Styrofoam Globe Activity: For the hands-on activity, students are given Styrofoam spheres and rubber bands. First, students are asked what constitutes a straight line on the surface of a sphere. Students attempt to draw a line on the surface of the Styrofoam sphere and conclude that the result is a “great circle,” with one familiar example being a line of longitude on a globe. Students quickly surmise that a geometry of points and lines might harbor different properties if the lines are circular. The instructors then prompt students to reconsider the axioms of incidence and betweenness from Greenberg in the context of points and “lines” on a sphere. Quickly, students see that the incidence axioms hold but some of the betweenness axioms fail. The circular nature of the lines on a sphere can also prompt a discussion on infinity, as students can consider whether or not great circles should be considered to have infinite length. This relates directly to one of the betweenness axioms, as well.

Hyperbolic Geometry Video Content: A wonderful addition to in-class discussion is Margaret Wertheim's TEDEd talk that describes the discovery of models of hyperbolic geometry in the form of crocheted surfaces and coral reefs [Wertheim 2009]. Wertheim provides a brief overview of Euclidean, spherical, and hyperbolic geometries and specifically demonstrates the failure of the Euclidean parallel postulate on a crocheted hyperbolic surface. Wertheim's quip that “feminine handicraft” is responsible for the first constructed physical model of hyperbolic geometry primes students for later conversations addressing the historically undervalued contributions of women and racial minorities to mathematics.

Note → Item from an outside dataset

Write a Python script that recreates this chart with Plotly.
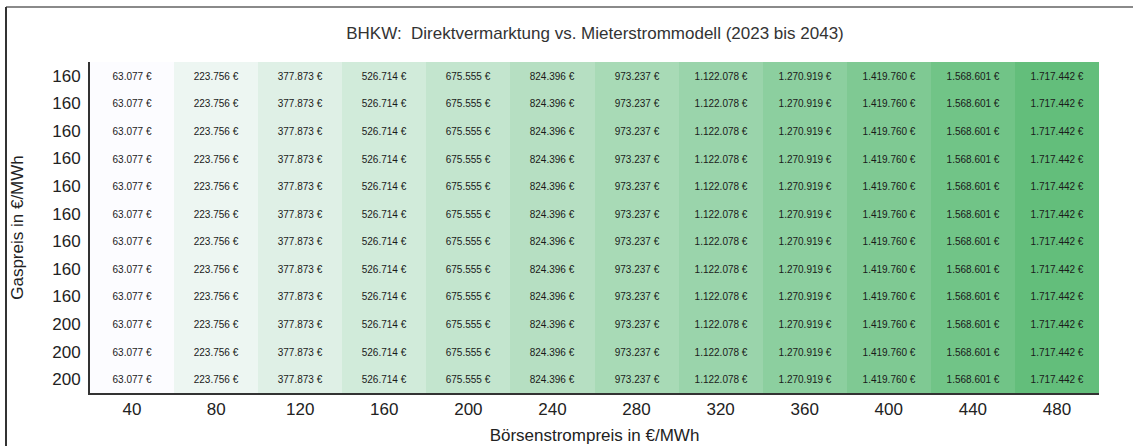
import plotly.graph_objects as go

# Börsenstrompreis (x) and Gaspreis (y) categories
strompreis = [40, 80, 120, 160, 200, 240, 280, 320, 360, 400, 440, 480]
gaspreis_labels = ["160"] * 9 + ["200"] * 3
werte = [63077, 223756, 377873, 526714, 675555, 824396, 973237,
         1122078, 1270919, 1419760, 1568601, 1717442]

W, H = 1133, 446
L, R, T, B = 90, 1099, 62, 393  # plot area in px


def eur(v):
    return f"{v:,}".replace(",", ".") + " €"


rows = list(range(len(gaspreis_labels)))
z = [werte[:] for _ in rows]
text = [[eur(v) for v in werte] for _ in rows]

fig = go.Figure(go.Heatmap(
    x=strompreis,
    y=rows,
    z=z,
    text=text,
    texttemplate="%{text}",
    textfont=dict(size=10, color="#1a1a1a", family="Arial"),
    colorscale=[[0, "#FCFCFF"], [1, "#63BE7B"]],
    showscale=False,
    hoverinfo="skip",
))


def px_x(p):
    return (p - L) / (R - L)


def px_y(p):
    return (B - p) / (B - T)


# outer chart frame (top and left edges)
fig.add_shape(type="line", xref="paper", yref="paper",
              x0=px_x(6), x1=px_x(W), y0=px_y(7), y1=px_y(7),
              line=dict(color="#8a8a8a", width=2))
fig.add_shape(type="line", xref="paper", yref="paper",
              x0=px_x(6), x1=px_x(6), y0=px_y(7), y1=px_y(H),
              line=dict(color="#333333", width=2))

fig.update_layout(
    width=W, height=H,
    margin=dict(l=L, r=W - R, t=T, b=H - B, autoexpand=False),
    paper_bgcolor="white",
    plot_bgcolor="white",
    font=dict(family="Arial", color="#222222"),
    title=dict(text="BHKW:  Direktvermarktung vs. Mieterstrommodell (2023 bis 2043)",
               x=595 / W, xref="container", xanchor="center",
               y=1 - 33 / H, yref="container", yanchor="middle",
               automargin=False,
               font=dict(size=17, color="#333333")),
)
fig.update_xaxes(
    tickvals=strompreis, ticktext=[str(s) for s in strompreis],
    tickfont=dict(size=17), showline=True, linecolor="#333333", linewidth=2,
    ticks="", showgrid=False, zeroline=False, automargin=False,
    title=dict(text="Börsenstrompreis in €/MWh", font=dict(size=17), standoff=11),
)
fig.update_yaxes(
    tickvals=rows, ticktext=gaspreis_labels, autorange="reversed",
    tickfont=dict(size=17), showline=True, linecolor="#333333", linewidth=2,
    ticks="", showgrid=False, zeroline=False, ticklabelstandoff=4,
    automargin=False,
    title=dict(text="Gaspreis in €/MWh", font=dict(size=17), standoff=24),
)

# drop the browser's default page margin so the figure sits at 0,0
fig.write_html("out.html", config={"displayModeBar": False},
               post_script="document.body.style.margin='0';")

Figure 4. Margaret Wertheim with crocheted coral reef display. www.margaretwertheim.com.

Alexander

Some of the most stimulating class discussions we have enjoyed have been inspired by an article by the historian Amir Alexander, “Tragic Mathematics: Romantic Narratives and the Refounding of Mathematics in the Early Nineteenth Century” [Alexander 2006]. Alexander's text introduces students to sensational(ized) episodes from the lives of the nineteenth-century mathematicians Évariste Galois, Niels Henrik Abel, and János Bolyai. Such hagiographies stem from and reinforce a picture of the successful mathematician as a heroic genius who suffers from being tragically misunderstood and is subject to Faustian agony in the face of esoteric intuitions.

Equipped with these historical anecdotes, students are encouraged to confront Alexander's thesis that “mathematical stories and mathematical practice are linked” by examining the tropes about math and mathematicians represented in popular consciousness today. Particular contemporary examples include the portraits of mathematical practice and psychology depicted in films such as Good Will Hunting (1997), Pi (1998), A Beautiful Mind (2001), Proof (2005), The Theory of Everything (2014), and Hidden Figures (2016), some of which we also assign for in- or out-of-class viewing. In addition to these films, we have also utilized in-class video material from Talithia Williams that exposes the diverse ways in which mathematics and data collection can be used, alternately, to empower, liberate, alienate, or control our bodies, the movements of social-political groups, and our senses of self [Williams 2014].

All of these discussions and examples help reveal the many ways in which gendered, racial, and economic dimensions of identity intersect the reality of mathematical practice, and students are empowered to reflect on their own autobiographical relationship with mathematics. Budding math majors are able to think constructively about how to see themselves fitting into the profession of mathematics; the putatively math-phobic are able to confront tropes that have contributed to their feeling alienated from mathematics; and philosophy students are able to see how their humanistic training can be brought to bear on something like mathematics.

Figure 5. Promotional poster for the movie Hidden Figures. Wikipedia.